Cruise, the autonomous vehicle division of General Motors, is now operating a “small” fleet of driverless robotaxis in San Francisco during daylight hours for the first time. The news comes as Cruise continues to operate in the red, losing $561 million in the first quarter of 2023.
The company earned just $30 million in revenue for GM, though most of that money comes from interest and other non-operating sources. Cruise, which operates robotaxis in San Francisco, Phoenix, and Austin, says it remains on track to hit $1 billion in revenue by 2025 and $50 billion by 2030.
Cruise CEO Kyle Vogt said the company expanded its driverless fleet size by 86 percent, from 130 to 242 “concurrently operating AVs.” The vehicles have since passed the 1.5 million miles mark and regularly conduct 1,000 driverless trips with passengers each day, Vogt added.

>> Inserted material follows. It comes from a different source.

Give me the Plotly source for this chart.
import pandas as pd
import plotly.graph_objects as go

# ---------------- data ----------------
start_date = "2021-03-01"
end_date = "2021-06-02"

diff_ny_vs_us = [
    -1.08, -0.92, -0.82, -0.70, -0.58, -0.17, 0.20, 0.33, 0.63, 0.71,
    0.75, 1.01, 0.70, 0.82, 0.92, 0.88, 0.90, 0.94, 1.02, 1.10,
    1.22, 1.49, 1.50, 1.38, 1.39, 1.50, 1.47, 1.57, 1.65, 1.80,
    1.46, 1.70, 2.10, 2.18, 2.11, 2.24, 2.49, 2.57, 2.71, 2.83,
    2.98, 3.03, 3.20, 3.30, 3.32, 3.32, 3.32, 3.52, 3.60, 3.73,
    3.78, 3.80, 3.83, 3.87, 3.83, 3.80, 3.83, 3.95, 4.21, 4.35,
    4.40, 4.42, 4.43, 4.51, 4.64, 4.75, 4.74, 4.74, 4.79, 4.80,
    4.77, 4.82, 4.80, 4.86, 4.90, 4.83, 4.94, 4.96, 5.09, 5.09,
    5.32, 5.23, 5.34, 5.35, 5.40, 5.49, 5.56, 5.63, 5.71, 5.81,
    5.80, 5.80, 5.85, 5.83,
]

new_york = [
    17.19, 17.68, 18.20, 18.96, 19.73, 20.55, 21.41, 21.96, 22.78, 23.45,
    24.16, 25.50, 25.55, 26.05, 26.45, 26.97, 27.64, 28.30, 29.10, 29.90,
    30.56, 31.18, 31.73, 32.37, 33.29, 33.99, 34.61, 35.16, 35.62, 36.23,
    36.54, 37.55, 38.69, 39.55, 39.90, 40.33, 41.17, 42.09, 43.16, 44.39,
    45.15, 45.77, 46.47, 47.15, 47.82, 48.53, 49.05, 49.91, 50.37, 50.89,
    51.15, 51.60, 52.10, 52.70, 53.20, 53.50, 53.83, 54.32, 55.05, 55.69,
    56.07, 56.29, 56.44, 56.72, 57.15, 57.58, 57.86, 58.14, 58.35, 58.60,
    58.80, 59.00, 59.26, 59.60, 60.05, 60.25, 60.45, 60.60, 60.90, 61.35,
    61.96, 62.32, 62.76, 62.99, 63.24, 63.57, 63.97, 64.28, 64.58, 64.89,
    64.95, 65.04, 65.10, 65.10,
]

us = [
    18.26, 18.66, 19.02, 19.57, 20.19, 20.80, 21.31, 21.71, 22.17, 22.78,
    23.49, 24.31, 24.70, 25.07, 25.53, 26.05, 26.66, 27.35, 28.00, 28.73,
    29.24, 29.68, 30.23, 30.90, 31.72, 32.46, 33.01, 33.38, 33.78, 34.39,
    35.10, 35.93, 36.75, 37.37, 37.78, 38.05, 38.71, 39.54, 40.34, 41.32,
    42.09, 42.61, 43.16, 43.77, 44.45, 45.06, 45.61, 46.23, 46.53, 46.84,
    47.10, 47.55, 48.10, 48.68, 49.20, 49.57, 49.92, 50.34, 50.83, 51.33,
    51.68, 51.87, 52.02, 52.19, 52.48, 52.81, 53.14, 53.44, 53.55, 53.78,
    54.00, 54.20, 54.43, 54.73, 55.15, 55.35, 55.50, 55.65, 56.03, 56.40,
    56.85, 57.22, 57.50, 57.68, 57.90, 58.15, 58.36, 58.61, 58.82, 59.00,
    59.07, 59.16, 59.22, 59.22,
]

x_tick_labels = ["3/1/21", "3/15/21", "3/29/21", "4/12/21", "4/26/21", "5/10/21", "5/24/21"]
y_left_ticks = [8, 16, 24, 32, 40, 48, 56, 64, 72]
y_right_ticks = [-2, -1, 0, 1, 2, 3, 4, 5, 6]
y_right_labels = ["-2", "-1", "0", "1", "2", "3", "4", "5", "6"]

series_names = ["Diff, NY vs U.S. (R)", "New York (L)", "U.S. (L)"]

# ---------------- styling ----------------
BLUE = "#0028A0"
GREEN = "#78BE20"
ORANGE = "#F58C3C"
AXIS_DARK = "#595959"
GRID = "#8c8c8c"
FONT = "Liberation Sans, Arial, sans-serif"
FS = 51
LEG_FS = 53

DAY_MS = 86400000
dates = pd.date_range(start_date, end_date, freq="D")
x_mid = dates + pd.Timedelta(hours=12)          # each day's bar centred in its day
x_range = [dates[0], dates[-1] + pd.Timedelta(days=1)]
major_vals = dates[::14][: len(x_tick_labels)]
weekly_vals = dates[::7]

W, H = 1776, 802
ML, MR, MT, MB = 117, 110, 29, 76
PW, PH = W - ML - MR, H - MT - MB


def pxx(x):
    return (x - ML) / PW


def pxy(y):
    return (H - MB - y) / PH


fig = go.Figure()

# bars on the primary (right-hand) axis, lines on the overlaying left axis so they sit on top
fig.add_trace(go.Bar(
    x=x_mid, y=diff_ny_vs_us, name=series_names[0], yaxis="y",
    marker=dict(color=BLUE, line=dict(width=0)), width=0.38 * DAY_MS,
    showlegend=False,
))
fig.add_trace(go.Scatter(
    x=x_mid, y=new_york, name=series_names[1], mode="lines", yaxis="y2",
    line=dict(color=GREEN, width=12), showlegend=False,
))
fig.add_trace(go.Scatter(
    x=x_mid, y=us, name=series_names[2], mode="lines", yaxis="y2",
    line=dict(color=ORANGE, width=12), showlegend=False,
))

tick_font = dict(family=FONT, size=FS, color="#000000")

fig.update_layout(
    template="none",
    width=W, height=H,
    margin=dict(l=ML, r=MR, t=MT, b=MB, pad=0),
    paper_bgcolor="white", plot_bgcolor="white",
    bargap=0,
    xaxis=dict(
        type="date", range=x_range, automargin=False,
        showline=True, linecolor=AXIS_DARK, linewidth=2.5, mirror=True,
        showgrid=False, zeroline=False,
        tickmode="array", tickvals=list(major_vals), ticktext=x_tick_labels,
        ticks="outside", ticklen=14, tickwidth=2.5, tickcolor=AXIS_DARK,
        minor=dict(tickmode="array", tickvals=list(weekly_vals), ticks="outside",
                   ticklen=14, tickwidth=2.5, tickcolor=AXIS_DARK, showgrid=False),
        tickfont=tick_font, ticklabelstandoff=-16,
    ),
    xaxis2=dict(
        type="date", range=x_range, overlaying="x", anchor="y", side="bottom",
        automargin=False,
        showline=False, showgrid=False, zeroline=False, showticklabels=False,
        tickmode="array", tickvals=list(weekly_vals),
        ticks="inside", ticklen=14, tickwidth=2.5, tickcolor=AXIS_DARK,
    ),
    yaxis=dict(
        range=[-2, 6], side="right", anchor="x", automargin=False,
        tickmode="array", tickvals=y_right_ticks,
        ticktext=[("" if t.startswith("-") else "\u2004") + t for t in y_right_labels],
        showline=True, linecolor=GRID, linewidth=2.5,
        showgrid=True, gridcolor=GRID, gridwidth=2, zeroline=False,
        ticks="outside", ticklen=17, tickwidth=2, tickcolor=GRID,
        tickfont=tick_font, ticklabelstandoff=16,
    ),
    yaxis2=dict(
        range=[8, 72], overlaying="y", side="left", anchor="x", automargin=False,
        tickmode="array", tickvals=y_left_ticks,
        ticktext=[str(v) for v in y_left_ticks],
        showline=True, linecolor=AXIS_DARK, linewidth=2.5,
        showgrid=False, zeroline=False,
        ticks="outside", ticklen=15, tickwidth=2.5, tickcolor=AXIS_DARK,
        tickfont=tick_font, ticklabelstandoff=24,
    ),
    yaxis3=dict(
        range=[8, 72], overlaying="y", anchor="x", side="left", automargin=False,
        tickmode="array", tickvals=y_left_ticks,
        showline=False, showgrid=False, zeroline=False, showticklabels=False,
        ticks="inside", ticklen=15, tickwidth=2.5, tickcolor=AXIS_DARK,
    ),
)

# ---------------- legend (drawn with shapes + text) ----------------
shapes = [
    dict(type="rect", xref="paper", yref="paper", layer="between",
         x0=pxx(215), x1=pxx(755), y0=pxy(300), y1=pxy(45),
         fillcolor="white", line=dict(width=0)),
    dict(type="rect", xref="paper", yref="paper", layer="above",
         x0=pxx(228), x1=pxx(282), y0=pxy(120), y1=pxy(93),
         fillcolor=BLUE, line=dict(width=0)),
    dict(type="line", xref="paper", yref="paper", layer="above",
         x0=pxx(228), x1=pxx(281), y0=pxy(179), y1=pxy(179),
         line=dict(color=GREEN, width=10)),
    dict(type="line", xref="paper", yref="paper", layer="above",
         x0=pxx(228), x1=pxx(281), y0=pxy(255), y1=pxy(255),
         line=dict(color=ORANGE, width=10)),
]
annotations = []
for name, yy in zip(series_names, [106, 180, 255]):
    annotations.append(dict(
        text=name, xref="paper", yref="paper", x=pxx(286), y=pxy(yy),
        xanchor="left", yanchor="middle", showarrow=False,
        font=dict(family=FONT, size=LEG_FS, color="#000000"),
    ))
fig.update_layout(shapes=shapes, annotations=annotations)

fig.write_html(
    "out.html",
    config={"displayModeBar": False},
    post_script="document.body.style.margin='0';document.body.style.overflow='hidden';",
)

The company was previously only operating its fully driverless vehicles in San Francisco at night but has since obtained permission for daylight operations. “A small portion of our fleet is now serving driverless rides 24 hours a day across all of San Francisco,” Cruise CEO Kyle Vogt said during a GM earnings call Tuesday. “For us, this is a milestone years in the making and represents that our driverless fleet has real commercial value.”
Cruise declined to share the number of vehicles that would be accepting passengers during the day. The fully driverless cars will only be available to Cruise’s power users, who are members of the public who get free rides in exchange for testing out beta features and sharing feedback with the company.

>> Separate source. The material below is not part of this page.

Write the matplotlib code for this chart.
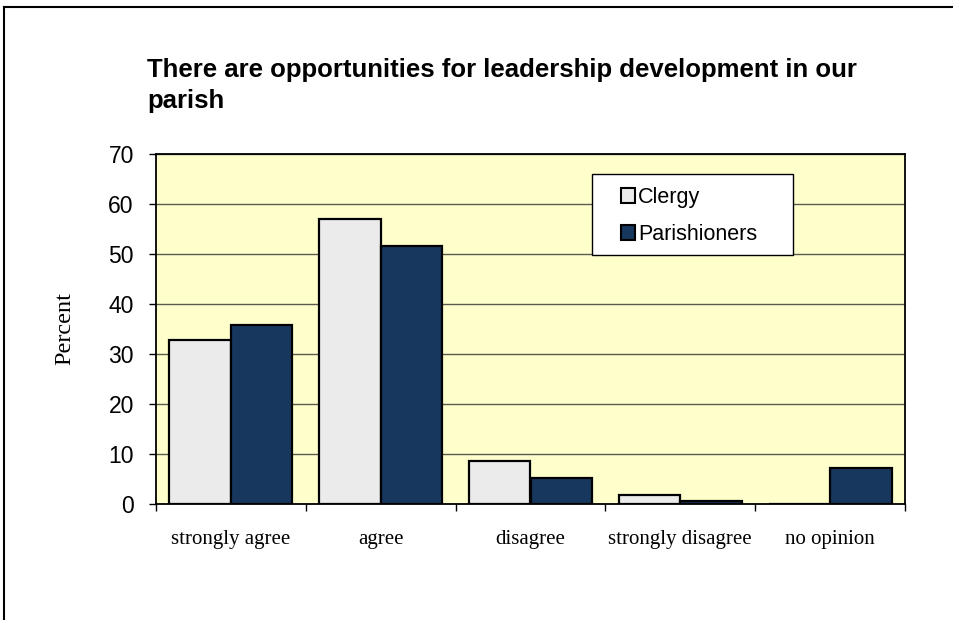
import numpy as np
import matplotlib.pyplot as plt
from matplotlib.patches import Rectangle

# Dados
categorias = ['strongly agree', 'agree', 'disagree', 'strongly disagree', 'no opinion']
clergy = [32.8, 57.0, 8.7, 1.8, 0.0]
parishioners = [35.7, 51.5, 5.3, 0.6, 7.2]

fig = plt.figure(figsize=(9.54, 6.2), dpi=100)
ax = fig.add_axes([156 / 954, 1 - 504 / 620, 749 / 954, 350 / 620])
ax.set_facecolor('#ffffcc')

x = np.arange(len(categorias))
largura = 0.41
ax.bar(x - largura / 2, clergy, largura, color='#ebebeb', edgecolor='black',
       linewidth=1.6, label='Clergy', zorder=3)
ax.bar(x + largura / 2, parishioners, largura, color='#17375e', edgecolor='black',
       linewidth=1.6, label='Parishioners', zorder=3)

ax.set_xlim(-0.5, len(categorias) - 0.5)
ax.set_ylim(0, 70)
ax.set_yticks(range(0, 71, 10))
ax.yaxis.grid(True, color='#5a5a50', linewidth=1, zorder=0)
ax.set_axisbelow(True)

# ticks do eixo x nas divisões entre grupos
ax.set_xticks(np.arange(-0.5, len(categorias), 1))
ax.set_xticklabels([])
ax.set_xticks(x, minor=True)
ax.set_xticklabels(categorias, minor=True, fontfamily='Liberation Serif', fontsize=15)
ax.tick_params(axis='x', which='minor', length=0, pad=19)
ax.tick_params(axis='x', which='major', length=5, width=1)
ax.tick_params(axis='y', length=5, width=1, labelsize=16.5, pad=11)
for lab in ax.get_yticklabels():
    lab.set_fontfamily('Liberation Sans')

for s in ax.spines.values():
    s.set_linewidth(1.3)

ax.set_ylabel('Percent', fontfamily='Liberation Serif', fontsize=17.5, labelpad=24)

# caixa da legenda desenhada à parte
caixa = Rectangle(((592 - 156) / 749, (504 - 255) / 350), 201 / 749, 81 / 350,
                  transform=ax.transAxes, facecolor='white', edgecolor='black',
                  linewidth=1, zorder=4)
ax.add_patch(caixa)
leg = ax.legend(loc='center left', bbox_to_anchor=((621 - 156) / 749, (504 - 216) / 350),
                frameon=False, prop={'family': 'Liberation Sans', 'size': 15.5},
                handlelength=0.65, handleheight=0.65, handletextpad=0.15,
                labelspacing=0.75, borderpad=0, borderaxespad=0)
leg.set_zorder(5)
for h in leg.legend_handles:
    h.set_linewidth(1.5)

fig.text(147 / 954, 1 - 77 / 620,
         'There are opportunities for leadership development in our',
         fontfamily='Liberation Sans', fontweight='bold', fontsize=18.5,
         va='baseline', ha='left')
fig.text(147 / 954, 1 - 108 / 620, 'parish',
         fontfamily='Liberation Sans', fontweight='bold', fontsize=18.5,
         va='baseline', ha='left')

# moldura da figura (esquerda e topo)
fig.add_artist(plt.Line2D([4 / 954, 4 / 954], [0, 1 - 7 / 620], color='black',
                          linewidth=1.5, transform=fig.transFigure))
fig.add_artist(plt.Line2D([4 / 954, 1], [1 - 7 / 620, 1 - 7 / 620], color='black',
                          linewidth=1.5, transform=fig.transFigure))

fig.savefig('out.png', dpi=100)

Customers who ride in Cruise’s vehicles between 10PM and 5:30AM do pay for their trips. Those vehicles are only available in the northwest section of San Francisco. Meanwhile, Cruise employees, also known as Cruisers, can ride in the company’s driverless vehicles in a much larger portion of the city, 24 hours a day, 7 days a week.
The news comes as the outlook for a future dominated by driverless cars remains dour. Investment in robotaxi and delivery operations has fizzled, dropping 60 percent in 2022 compared to the previous year. Major AV operators are slashing costs, laying off staff, and some have even closed altogether.
But despite the setbacks in the industry, GM remains confident in Cruise’s future. The company’s next-generation vehicle, the Cruise Origin, is currently in production at the GM Detroit-Hamtramck Plant (rebranded as Factory Zero). The steering wheel- and pedal-less shuttle will replace Cruise’s fleet of Chevy Bolts, which will end production later this year.
Also later this year, the Cruise Origin is expected to start testing on public roads in Austin. “This vehicle has been validated almost entirely in simulation, reducing our historical reliance on expensive and time-consuming supervised technology at the collection,” Vogt said. “The launch of the Origin is a critical step on our path to profitability as well and towards hitting a billion dollars in revenue in 2025. We remain on track and slightly ahead as it is today.”